The entire movie takes place within the Sandin house which defeats the purpose of the movie's premise. A movie about twelve hours of nationwide lawlessness that takes place entirely within a home is nothing more than a home invasion movie. There is no real difference between this film and Panic Room or You're Next (also about a group of masked strangers which came out two years before The Purge). There is teaser footage all throughout the credits with camera footage of previous purge murders happening outside, but all we get is one home invasion. The director commented that if he was to make another one, it would happen throughout a city similar to Escape From New York. Now that is a Purge movie I'd like to see. Hopefully the next Purge movie delivers.

The Purge villains are dopey rich college kids who have apparently used the lawless night to attack the less fortunate, a "homeless" black veteran.
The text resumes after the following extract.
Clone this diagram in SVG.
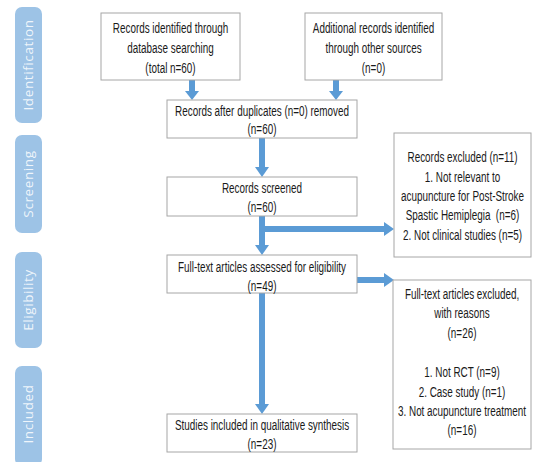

I put homeless in quotes because that is their claim and the only reason I know he is a veteran is because he is wearing dog tags. I read that he is the only one who is in the next movies so I am a bit curious about his story. Anyways, the masked gang are not very good at killing. Ethan Hawke's character alone kills five or six of them before they get him. By the end of the purge, they have only killed one family member while almost a dozen of theirs are killed.

There were two aspect of the film that really captivated me though. First, I found it fascinating the look at the mother and father's characters as they change throughout that night. It is interesting to me how unthinkable behavior becomes normalize when people are afraid. The mother stabs a penknife into the hurt stranger's wound a couple times while he is tied up in order to convince him to not move so they can tie him to a chair. Also, the couple did not think twice but to release the hurt stranger fearing their family could be hurt. The situation seems to be what Primo Levy (scientist, author, and holocaust survivor) referred to as the Grey Zone (this was specifically in reference to the Sonderkommandos… the special force of imprisoned Jews in the concentration camps who were forced to do the work that the Nazis had trouble psychologically completed, such as feeding the dead bodies into the crematoriums). The Grey Zone is a situational space where morality no longer exists. Is it right to give up the hurt stranger to be killed? Is it right to harbor him and risk your family's safety? There is no answer.


SPOILERS
Second, I liked the twists towards the end with the neighbors. They weren't exactly huge surprises but it was a nice touch to the ending of the movie. First, the Sandins seem like they might be able to battle of the masked gang, and then they become overpowered. Then the neighbors come and pick off the masked gang and it once again appears the Sandins will be fine until the neighbors turn on the Sandins themselves as a jealous revenge and it seems like it is all over. Finally, the hurt stranger comes to save the day and he and the mother force the neighbors to wait until the Purge is over.

As they are waiting, the neighbors show no remorse and the main one to talk, a blonde woman, seems so detached from the events that it appears as if she's in a dream. Perhaps this is a statement about violence, revenge, and rage, that it disassociates us for each other and ourselves. One odd thing happened to myself during this scene and I think it might've been intentional on the director's part. As they were waiting out the purge and especially after the blonde woman tried to reach for the gun, I found myself wanting the mother to kill them all. I could feel the sense of vigilante justice revenge in me wanting blood. I found myself thinking similar, to a much lesser extent but similar nonetheless, to the characters in the film. I hope the next one gives us our "Escape From New York" type of Purge.